Principalmente sono il direttore della collana Giallo & Nero, da me fondata. Una collana che al momento conta due titoli di qualità e ha in cantiere per il 2006 delle gustose sorprese. Per prima, presumibilmente a maggio al salone del libro di torino, la presentazione di un antologia giallo-noir della città delle olimpiadi: Torinoir.

• Dalla tua posizione di osservatore privilegiato, che cosa pensi della letteratura italiana contemporanea?

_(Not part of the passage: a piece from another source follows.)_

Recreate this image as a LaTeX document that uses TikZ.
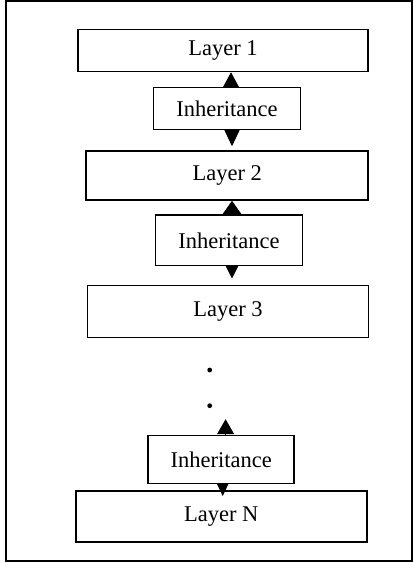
\documentclass[tikz,border=0pt]{standalone}
\usepackage{fontspec}
\setmainfont{Liberation Serif}
\usepackage{tikz}
\usetikzlibrary{arrows.meta}

\tikzset{
    layerbox/.style={draw, line width=1.6pt, minimum width=#1, inner sep=0pt,
        font=\fontsize{22.5}{26}\selectfont},
    arr/.style args={#1/#2}{line width=1pt, -{Triangle[width=#1,length=#2]}},
}

\begin{document}
\begin{tikzpicture}[x=1pt,y=-1pt]
    \useasboundingbox (0,0) rectangle (413,563);
    % 外框
    \draw[line width=1.6pt] (6,1) rectangle (412,561);

    % 各层与继承框
    \node[layerbox=290pt, minimum height=42pt] (layer1) at (223,50.5) {Layer 1};
    \node[layerbox=147pt, minimum height=42pt] (inh1) at (227,108.5) {Inheritance};
    \node[layerbox=282pt, minimum height=49pt] (layer2) at (227.2,175.5) {Layer 2};
    \node[layerbox=147pt, minimum height=50.5pt] (inh2) at (229,240.3) {Inheritance};
    \node[layerbox=281pt, minimum height=52pt] (layer3) at (228,311.3) {Layer 3};
    \node[layerbox=146pt, minimum height=48pt] (inh3) at (221.2,459.3) {Inheritance};
    \node[layerbox=291pt, minimum height=51pt] (layerN) at (221.3,516.7) {Layer N};

    \fill (209.7,370) circle (2.4pt);
    \fill (209.7,405.7) circle (2.4pt);

    % 箭头
    \draw[arr=16pt/15pt] ([xshift=4pt]inh1.north) -- ([xshift=4pt]inh1.north |- layer1.south);
    \draw[arr=15pt/16pt, shorten >=4pt] ([xshift=5pt]inh1.south) -- ([xshift=5pt]inh1.south |- layer2.north);
    \draw[arr=21pt/15pt] ([xshift=3pt]inh2.north) -- ([xshift=3pt]inh2.north |- layer2.south);
    \draw[arr=13pt/13pt, shorten >=6pt] ([xshift=3pt]inh2.south) -- ([xshift=3pt]inh2.south |- layer3.north);
    \draw[arr=17pt/15pt] ([xshift=4.4pt]inh3.north) -- ++(0,-15.3);
    \draw[arr=11pt/12pt] ([xshift=1.5pt]inh3.south) -- ++(0,12);
\end{tikzpicture}
\end{document}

È una domanda difficile. Diciamo che penso male di una parte del mondo editoriale italiano. Se così mi si concede di eludere la questione. Non credo che manchino i buoni narratori nella penisola. Certo sì, spesso le leggi di mercato, e non scordiamolo, una grande miopia nella domanda di narrativa, rischiano di chiudere troppe porte in faccia alle nuove leve.

• Nel 2004 hai pubblicato il racconto “Osteria della mezzaluna” sull’antologia “Dammi spazio”. Sicuramente questa non è la prima antologia manifesto (“Under 25”, “Disertori”, “Gioventù Cannibale”, “Anticorpi”, “Gli intemperanti”) e non sarà l’ultima. Pensi che queste antologie possano dare un significativo contributo letterario?
Se curate bene sì. Come Dammi Spazio e come l’ultima antologia in cui mi sono imbarcato, Semi di Fico d’India, edita da Nuova Dimensione (2005) dove sono in compagnia di autori del calibro di Morozzi, Buonanno, La Gioia, Mazzucato e tanti altri.